In October 2022, telescopes picked up a flash of high-intensity gamma rays from a galaxy 1.9 billion light years away. The cosmic explosion, aptly dubbed the Brightest of All Time (BOAT), was caused by a highly massive star collapsing and the subsequent birth of a black hole. The initial flash was followed by a slow-fading afterglow of light across frequencies.
Dr Hendrik Van Eerten of the Department of Physics joined an international team to try and understand what caused the gamma-ray burst shone so brightly and why its afterglow faded curiously slowly.
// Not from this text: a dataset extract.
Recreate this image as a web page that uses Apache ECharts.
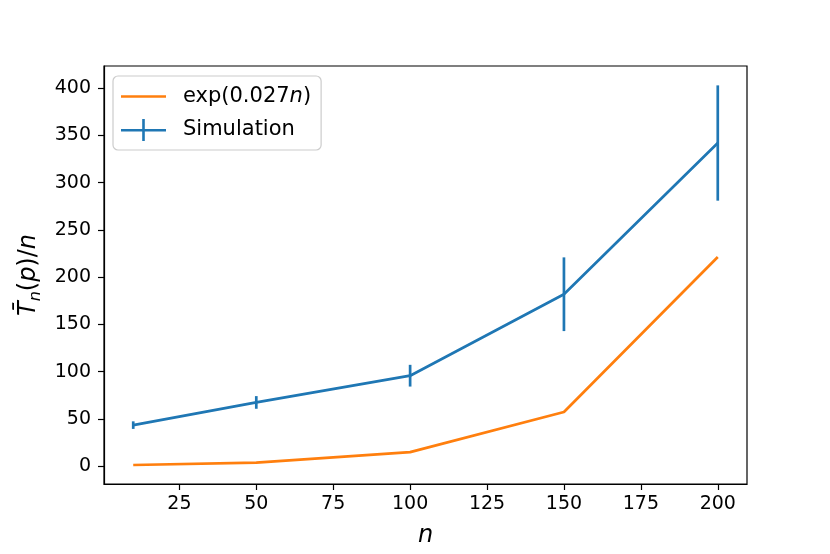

Their findings, which have been published in the prestigious journal Science Advances, suggest the initial burst was angled directly at the Earth accounting for the brightness of the blast, and it dragged along an unusually large amount of stellar material in its wake.
Dr Van Eerten co-led the theoretical analysis of the explosion’s unusual afterglow.
‘Our work clearly shows that the gamma-ray burst (GRB) had a unique structure, with observations gradually revealing a narrow jet embedded within a wider gas outflow where an isolated jet would normally be expected,’ he said.
Their mathematical model helps not just to understand this event but also helps explain previous brightness record holders that have baffled astronomers.
‘An exceptional class of events appears to exist that are both extreme and manage to mask the directed nature of their gas flow,’ said Hendrik. ‘Future study into the magnetic fields that launch the jet and into the massive stars that host them should help reveal why these GRBs are so rare.’
The explosion was so bright and so close to Earth, it offers astrophysicists a once-in-a-thousand-year opportunity to explore some of the most fundamental questions surrounding gamma-ray bursts – from the formation of black holes to tests of dark matter models.